As a homicide detective for the Colorado Bureau of Investigation, Chris Schaefer has seen his fair share of the grisly side of society.
The 46-year-old Colorado native is keenly aware of how intense life can get, but when he lost his left leg to a severe infection after several knee replacements, he felt like he was thrown directly into hell.
“I don’t think I’m the type of guy who would ever kill himself, but there is nothing worse than praying to God that you just don’t wake up in the morning,” Schaefer said.
Long gone were the days of skiing and climbing Colorado’s tallest peaks, or so he thought.
Lucky for Schaefer, he found Dallas-based Adaptive Training Foundation (ATF), where severely wounded veterans and civilians alike go to work side-by-side to retrain their bodies and brains as one unified tribe. He went for the sweat, working as hard as any NFL pro or Olympic medalist, but he stayed for what can’t be mopped up — a feeling of belonging.
In the process, Schaefer learned that regaining strength and balance isn’t a lightning bolt from the sky, but a build-up of daily habits that will one day get him back on his beloved alpine trails.
Becoming a Police Officer
Schaefer always knew he wanted to be a police officer.
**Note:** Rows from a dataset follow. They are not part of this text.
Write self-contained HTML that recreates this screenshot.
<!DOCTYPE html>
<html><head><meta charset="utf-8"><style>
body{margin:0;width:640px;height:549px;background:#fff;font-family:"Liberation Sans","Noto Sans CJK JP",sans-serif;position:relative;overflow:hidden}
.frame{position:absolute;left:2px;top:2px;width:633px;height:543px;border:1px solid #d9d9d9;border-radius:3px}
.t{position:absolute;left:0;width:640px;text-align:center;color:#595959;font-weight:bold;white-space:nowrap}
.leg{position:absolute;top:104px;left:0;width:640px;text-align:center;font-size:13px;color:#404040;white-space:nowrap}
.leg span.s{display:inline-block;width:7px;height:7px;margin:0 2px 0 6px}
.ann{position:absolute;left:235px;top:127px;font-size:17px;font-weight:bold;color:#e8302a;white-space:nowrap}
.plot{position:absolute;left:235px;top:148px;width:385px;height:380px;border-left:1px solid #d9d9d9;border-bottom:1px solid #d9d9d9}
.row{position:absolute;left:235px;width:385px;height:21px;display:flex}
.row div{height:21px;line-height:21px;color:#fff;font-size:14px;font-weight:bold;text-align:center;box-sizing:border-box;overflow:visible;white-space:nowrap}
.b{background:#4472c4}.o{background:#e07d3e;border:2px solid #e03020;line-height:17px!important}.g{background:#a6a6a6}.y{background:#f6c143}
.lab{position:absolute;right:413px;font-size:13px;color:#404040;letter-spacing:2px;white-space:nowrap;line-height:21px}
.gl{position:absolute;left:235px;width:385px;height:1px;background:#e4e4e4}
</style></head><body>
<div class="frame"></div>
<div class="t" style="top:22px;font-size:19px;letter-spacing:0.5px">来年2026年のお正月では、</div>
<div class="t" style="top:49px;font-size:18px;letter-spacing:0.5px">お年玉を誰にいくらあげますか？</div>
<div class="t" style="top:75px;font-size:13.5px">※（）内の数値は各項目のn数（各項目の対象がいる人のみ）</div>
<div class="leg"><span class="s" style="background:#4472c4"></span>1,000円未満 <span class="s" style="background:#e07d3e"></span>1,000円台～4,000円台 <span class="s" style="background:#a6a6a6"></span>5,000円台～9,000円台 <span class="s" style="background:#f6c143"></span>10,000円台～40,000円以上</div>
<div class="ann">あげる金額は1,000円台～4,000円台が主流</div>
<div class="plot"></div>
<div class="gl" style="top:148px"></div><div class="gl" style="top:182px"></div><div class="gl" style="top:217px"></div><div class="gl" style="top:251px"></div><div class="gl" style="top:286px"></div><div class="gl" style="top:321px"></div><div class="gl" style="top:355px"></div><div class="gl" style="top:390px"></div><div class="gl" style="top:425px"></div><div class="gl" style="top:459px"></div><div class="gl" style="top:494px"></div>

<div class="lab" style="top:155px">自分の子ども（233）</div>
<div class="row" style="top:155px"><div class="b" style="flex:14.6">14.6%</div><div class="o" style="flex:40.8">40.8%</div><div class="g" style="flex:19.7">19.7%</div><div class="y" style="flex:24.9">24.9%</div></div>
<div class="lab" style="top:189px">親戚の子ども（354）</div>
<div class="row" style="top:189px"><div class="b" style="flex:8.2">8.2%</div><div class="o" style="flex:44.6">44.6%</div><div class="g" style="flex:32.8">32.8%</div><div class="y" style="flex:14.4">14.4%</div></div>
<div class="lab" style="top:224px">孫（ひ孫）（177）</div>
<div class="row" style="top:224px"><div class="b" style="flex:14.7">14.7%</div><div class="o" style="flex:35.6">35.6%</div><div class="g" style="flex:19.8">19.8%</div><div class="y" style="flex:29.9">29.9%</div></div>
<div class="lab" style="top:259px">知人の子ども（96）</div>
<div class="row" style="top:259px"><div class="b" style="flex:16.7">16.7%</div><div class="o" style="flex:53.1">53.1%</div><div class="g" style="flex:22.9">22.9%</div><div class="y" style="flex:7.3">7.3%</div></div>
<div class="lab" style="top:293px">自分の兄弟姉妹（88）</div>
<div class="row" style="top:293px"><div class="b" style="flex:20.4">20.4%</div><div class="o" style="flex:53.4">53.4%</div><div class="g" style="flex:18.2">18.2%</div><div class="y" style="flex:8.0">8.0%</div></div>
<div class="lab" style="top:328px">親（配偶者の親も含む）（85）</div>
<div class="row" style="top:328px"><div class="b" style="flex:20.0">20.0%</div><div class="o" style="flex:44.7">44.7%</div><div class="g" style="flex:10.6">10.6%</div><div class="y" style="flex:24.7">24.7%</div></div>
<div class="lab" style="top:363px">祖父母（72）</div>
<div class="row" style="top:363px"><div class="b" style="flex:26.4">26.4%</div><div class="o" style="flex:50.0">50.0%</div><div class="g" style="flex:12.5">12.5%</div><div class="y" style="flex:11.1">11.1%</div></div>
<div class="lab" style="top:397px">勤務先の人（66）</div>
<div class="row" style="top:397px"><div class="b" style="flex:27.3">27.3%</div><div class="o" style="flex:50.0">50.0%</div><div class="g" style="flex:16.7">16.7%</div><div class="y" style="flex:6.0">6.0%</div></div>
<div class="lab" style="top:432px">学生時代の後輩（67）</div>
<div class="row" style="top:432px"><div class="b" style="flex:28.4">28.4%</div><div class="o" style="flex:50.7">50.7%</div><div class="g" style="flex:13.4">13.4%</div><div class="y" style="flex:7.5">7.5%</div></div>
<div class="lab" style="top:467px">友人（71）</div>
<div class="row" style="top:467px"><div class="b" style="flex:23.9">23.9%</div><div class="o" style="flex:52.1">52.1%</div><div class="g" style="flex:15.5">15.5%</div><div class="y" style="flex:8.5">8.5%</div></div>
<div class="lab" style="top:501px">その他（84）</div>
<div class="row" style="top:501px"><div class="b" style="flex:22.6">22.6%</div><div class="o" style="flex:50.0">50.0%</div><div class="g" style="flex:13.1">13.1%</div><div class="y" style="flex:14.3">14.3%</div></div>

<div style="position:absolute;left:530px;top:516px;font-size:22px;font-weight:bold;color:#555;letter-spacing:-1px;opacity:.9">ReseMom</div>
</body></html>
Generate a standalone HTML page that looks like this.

Growing up, his father was a coroner and his mother was an emergency room nurse. If his dad got a call about a body in the middle of the night and his mom was working, Schaefer would go with his dad.
“The police officers would take care of me when my dad was picking up bodies,” Schaefer said. “I don’t know what it was. I just wanted to be a cop, too.”
His dad would be embalming bodies, and Schaefer would be in the next room playing with blocks. The way he saw it, he was no different from the kid down the street whose father crunched numbers as an accountant.